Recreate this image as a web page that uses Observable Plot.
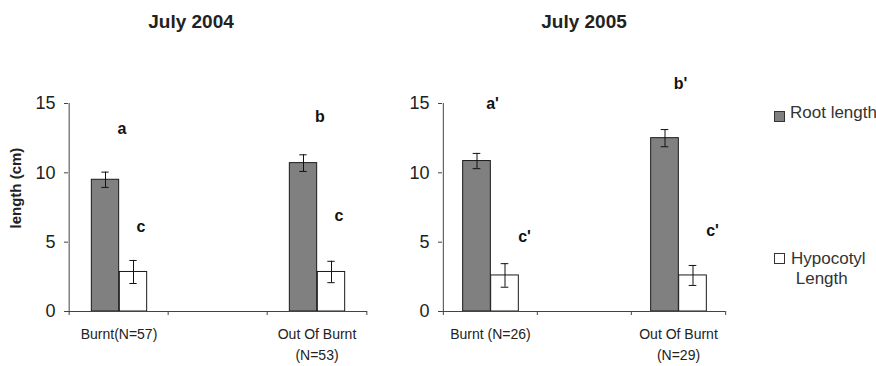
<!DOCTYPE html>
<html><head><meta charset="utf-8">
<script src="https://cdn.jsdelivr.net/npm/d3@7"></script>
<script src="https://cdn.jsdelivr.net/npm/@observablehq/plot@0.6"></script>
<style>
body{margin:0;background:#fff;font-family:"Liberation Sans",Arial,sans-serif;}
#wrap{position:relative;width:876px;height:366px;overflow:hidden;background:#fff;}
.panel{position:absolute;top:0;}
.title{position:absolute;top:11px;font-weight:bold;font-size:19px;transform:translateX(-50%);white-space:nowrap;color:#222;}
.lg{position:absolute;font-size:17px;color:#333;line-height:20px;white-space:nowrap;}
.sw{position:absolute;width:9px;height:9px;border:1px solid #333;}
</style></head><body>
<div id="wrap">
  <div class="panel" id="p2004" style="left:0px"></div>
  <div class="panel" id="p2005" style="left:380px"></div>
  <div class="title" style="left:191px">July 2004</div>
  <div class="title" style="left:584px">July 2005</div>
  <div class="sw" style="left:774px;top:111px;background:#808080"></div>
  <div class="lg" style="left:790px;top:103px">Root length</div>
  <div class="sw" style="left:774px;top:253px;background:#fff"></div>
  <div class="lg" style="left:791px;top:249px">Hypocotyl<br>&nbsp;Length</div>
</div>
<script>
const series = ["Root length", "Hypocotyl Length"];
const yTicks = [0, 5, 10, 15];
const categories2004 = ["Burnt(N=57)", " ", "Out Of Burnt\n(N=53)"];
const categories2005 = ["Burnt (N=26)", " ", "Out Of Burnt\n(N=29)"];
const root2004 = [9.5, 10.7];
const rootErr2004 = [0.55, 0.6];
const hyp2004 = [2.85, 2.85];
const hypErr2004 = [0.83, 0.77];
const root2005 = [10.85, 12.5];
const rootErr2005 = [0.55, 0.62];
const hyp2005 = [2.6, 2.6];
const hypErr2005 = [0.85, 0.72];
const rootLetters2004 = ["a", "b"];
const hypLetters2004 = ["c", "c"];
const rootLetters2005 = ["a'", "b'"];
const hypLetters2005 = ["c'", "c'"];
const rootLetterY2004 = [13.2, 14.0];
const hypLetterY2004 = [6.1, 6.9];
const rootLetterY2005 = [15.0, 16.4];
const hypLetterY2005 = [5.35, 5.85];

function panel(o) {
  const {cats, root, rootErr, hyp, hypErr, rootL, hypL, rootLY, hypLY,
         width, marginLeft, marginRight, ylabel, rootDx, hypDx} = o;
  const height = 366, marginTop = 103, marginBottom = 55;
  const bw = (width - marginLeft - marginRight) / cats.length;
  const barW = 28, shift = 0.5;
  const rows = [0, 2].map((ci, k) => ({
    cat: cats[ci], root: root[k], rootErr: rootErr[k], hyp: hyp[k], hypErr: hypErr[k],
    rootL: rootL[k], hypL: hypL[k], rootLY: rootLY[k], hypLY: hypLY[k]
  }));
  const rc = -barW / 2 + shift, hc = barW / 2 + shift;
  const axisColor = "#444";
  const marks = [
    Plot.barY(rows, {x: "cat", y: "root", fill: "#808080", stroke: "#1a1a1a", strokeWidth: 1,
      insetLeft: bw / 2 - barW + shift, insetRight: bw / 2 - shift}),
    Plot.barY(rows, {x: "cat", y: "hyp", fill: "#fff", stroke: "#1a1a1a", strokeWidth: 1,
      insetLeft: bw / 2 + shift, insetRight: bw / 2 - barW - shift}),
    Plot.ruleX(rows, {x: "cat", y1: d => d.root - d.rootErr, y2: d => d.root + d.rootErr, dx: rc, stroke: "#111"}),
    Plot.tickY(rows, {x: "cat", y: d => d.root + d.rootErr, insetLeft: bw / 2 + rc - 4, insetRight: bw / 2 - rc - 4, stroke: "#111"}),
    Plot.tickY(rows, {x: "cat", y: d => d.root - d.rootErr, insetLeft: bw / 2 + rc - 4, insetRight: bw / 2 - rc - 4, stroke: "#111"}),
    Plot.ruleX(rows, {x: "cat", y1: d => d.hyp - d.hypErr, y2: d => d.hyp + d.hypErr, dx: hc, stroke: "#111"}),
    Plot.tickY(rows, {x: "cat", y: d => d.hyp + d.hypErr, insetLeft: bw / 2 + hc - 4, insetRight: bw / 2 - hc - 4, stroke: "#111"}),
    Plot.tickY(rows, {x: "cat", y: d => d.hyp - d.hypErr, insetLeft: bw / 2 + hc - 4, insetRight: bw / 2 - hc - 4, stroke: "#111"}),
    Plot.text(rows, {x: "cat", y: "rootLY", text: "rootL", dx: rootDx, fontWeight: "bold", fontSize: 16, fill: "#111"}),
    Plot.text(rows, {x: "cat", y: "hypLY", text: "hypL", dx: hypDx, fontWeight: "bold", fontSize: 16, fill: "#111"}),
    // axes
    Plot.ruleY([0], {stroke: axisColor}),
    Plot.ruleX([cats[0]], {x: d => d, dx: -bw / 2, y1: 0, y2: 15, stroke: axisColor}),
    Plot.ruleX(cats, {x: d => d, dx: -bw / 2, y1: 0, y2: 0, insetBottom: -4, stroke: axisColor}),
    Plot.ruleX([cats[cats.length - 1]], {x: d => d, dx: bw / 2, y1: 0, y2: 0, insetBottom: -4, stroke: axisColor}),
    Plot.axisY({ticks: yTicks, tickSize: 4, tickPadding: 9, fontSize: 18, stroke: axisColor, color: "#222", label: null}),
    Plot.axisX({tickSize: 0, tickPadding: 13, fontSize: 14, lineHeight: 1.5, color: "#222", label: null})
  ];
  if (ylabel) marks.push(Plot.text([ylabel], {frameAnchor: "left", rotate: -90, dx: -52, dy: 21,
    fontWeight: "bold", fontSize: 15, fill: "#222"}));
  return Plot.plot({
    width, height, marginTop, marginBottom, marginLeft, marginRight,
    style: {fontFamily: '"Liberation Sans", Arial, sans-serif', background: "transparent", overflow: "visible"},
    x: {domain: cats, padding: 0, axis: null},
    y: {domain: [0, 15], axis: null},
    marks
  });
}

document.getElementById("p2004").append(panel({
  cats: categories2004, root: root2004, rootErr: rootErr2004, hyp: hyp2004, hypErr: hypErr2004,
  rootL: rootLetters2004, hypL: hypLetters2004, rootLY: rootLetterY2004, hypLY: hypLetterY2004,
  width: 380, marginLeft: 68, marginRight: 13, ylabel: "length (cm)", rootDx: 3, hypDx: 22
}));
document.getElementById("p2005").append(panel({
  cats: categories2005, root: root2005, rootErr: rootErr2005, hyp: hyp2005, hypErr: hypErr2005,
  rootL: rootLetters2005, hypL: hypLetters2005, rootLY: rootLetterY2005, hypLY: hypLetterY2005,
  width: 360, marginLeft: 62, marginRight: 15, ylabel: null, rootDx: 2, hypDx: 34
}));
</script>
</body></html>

* * * * * * * * *

Objective
Omit every picture, then reproduce the rest of the listing exactly.

Task response
Recreate this image as a web page that uses Observable Plot.
<!DOCTYPE html>
<html><head><meta charset="utf-8">
<script src="https://cdn.jsdelivr.net/npm/d3@7"></script>
<script src="https://cdn.jsdelivr.net/npm/@observablehq/plot@0.6"></script>
<style>
body{margin:0;background:#fff;font-family:"Liberation Sans",Arial,sans-serif;}
#wrap{position:relative;width:876px;height:366px;overflow:hidden;background:#fff;}
.panel{position:absolute;top:0;}
.title{position:absolute;top:11px;font-weight:bold;font-size:19px;transform:translateX(-50%);white-space:nowrap;color:#222;}
.lg{position:absolute;font-size:17px;color:#333;line-height:20px;white-space:nowrap;}
.sw{position:absolute;width:9px;height:9px;border:1px solid #333;}
</style></head><body>
<div id="wrap">
  <div class="panel" id="p2004" style="left:0px"></div>
  <div class="panel" id="p2005" style="left:380px"></div>
  <div class="title" style="left:191px">July 2004</div>
  <div class="title" style="left:584px">July 2005</div>
  <div class="sw" style="left:774px;top:111px;background:#808080"></div>
  <div class="lg" style="left:790px;top:103px">Root length</div>
  <div class="sw" style="left:774px;top:253px;background:#fff"></div>
  <div class="lg" style="left:791px;top:249px">Hypocotyl<br>&nbsp;Length</div>
</div>
<script>
const series = ["Root length", "Hypocotyl Length"];
const yTicks = [0, 5, 10, 15];
const categories2004 = ["Burnt(N=57)", " ", "Out Of Burnt\n(N=53)"];
const categories2005 = ["Burnt (N=26)", " ", "Out Of Burnt\n(N=29)"];
const root2004 = [9.5, 10.7];
const rootErr2004 = [0.55, 0.6];
const hyp2004 = [2.85, 2.85];
const hypErr2004 = [0.83, 0.77];
const root2005 = [10.85, 12.5];
const rootErr2005 = [0.55, 0.62];
const hyp2005 = [2.6, 2.6];
const hypErr2005 = [0.85, 0.72];
const rootLetters2004 = ["a", "b"];
const hypLetters2004 = ["c", "c"];
const rootLetters2005 = ["a'", "b'"];
const hypLetters2005 = ["c'", "c'"];
const rootLetterY2004 = [13.2, 14.0];
const hypLetterY2004 = [6.1, 6.9];
const rootLetterY2005 = [15.0, 16.4];
const hypLetterY2005 = [5.35, 5.85];

function panel(o) {
  const {cats, root, rootErr, hyp, hypErr, rootL, hypL, rootLY, hypLY,
         width, marginLeft, marginRight, ylabel, rootDx, hypDx} = o;
  const height = 366, marginTop = 103, marginBottom = 55;
  const bw = (width - marginLeft - marginRight) / cats.length;
  const barW = 28, shift = 0.5;
  const rows = [0, 2].map((ci, k) => ({
    cat: cats[ci], root: root[k], rootErr: rootErr[k], hyp: hyp[k], hypErr: hypErr[k],
    rootL: rootL[k], hypL: hypL[k], rootLY: rootLY[k], hypLY: hypLY[k]
  }));
  const rc = -barW / 2 + shift, hc = barW / 2 + shift;
  const axisColor = "#444";
  const marks = [
    Plot.barY(rows, {x: "cat", y: "root", fill: "#808080", stroke: "#1a1a1a", strokeWidth: 1,
      insetLeft: bw / 2 - barW + shift, insetRight: bw / 2 - shift}),
    Plot.barY(rows, {x: "cat", y: "hyp", fill: "#fff", stroke: "#1a1a1a", strokeWidth: 1,
      insetLeft: bw / 2 + shift, insetRight: bw / 2 - barW - shift}),
    Plot.ruleX(rows, {x: "cat", y1: d => d.root - d.rootErr, y2: d => d.root + d.rootErr, dx: rc, stroke: "#111"}),
    Plot.tickY(rows, {x: "cat", y: d => d.root + d.rootErr, insetLeft: bw / 2 + rc - 4, insetRight: bw / 2 - rc - 4, stroke: "#111"}),
    Plot.tickY(rows, {x: "cat", y: d => d.root - d.rootErr, insetLeft: bw / 2 + rc - 4, insetRight: bw / 2 - rc - 4, stroke: "#111"}),
    Plot.ruleX(rows, {x: "cat", y1: d => d.hyp - d.hypErr, y2: d => d.hyp + d.hypErr, dx: hc, stroke: "#111"}),
    Plot.tickY(rows, {x: "cat", y: d => d.hyp + d.hypErr, insetLeft: bw / 2 + hc - 4, insetRight: bw / 2 - hc - 4, stroke: "#111"}),
    Plot.tickY(rows, {x: "cat", y: d => d.hyp - d.hypErr, insetLeft: bw / 2 + hc - 4, insetRight: bw / 2 - hc - 4, stroke: "#111"}),
    Plot.text(rows, {x: "cat", y: "rootLY", text: "rootL", dx: rootDx, fontWeight: "bold", fontSize: 16, fill: "#111"}),
    Plot.text(rows, {x: "cat", y: "hypLY", text: "hypL", dx: hypDx, fontWeight: "bold", fontSize: 16, fill: "#111"}),
    // axes
    Plot.ruleY([0], {stroke: axisColor}),
    Plot.ruleX([cats[0]], {x: d => d, dx: -bw / 2, y1: 0, y2: 15, stroke: axisColor}),
    Plot.ruleX(cats, {x: d => d, dx: -bw / 2, y1: 0, y2: 0, insetBottom: -4, stroke: axisColor}),
    Plot.ruleX([cats[cats.length - 1]], {x: d => d, dx: bw / 2, y1: 0, y2: 0, insetBottom: -4, stroke: axisColor}),
    Plot.axisY({ticks: yTicks, tickSize: 4, tickPadding: 9, fontSize: 18, stroke: axisColor, color: "#222", label: null}),
    Plot.axisX({tickSize: 0, tickPadding: 13, fontSize: 14, lineHeight: 1.5, color: "#222", label: null})
  ];
  if (ylabel) marks.push(Plot.text([ylabel], {frameAnchor: "left", rotate: -90, dx: -52, dy: 21,
    fontWeight: "bold", fontSize: 15, fill: "#222"}));
  return Plot.plot({
    width, height, marginTop, marginBottom, marginLeft, marginRight,
    style: {fontFamily: '"Liberation Sans", Arial, sans-serif', background: "transparent", overflow: "visible"},
    x: {domain: cats, padding: 0, axis: null},
    y: {domain: [0, 15], axis: null},
    marks
  });
}

document.getElementById("p2004").append(panel({
  cats: categories2004, root: root2004, rootErr: rootErr2004, hyp: hyp2004, hypErr: hypErr2004,
  rootL: rootLetters2004, hypL: hypLetters2004, rootLY: rootLetterY2004, hypLY: hypLetterY2004,
  width: 380, marginLeft: 68, marginRight: 13, ylabel: "length (cm)", rootDx: 3, hypDx: 22
}));
document.getElementById("p2005").append(panel({
  cats: categories2005, root: root2005, rootErr: rootErr2005, hyp: hyp2005, hypErr: hypErr2005,
  rootL: rootLetters2005, hypL: hypLetters2005, rootLY: rootLetterY2005, hypLY: hypLetterY2005,
  width: 360, marginLeft: 62, marginRight: 15, ylabel: null, rootDx: 2, hypDx: 34
}));
</script>
</body></html>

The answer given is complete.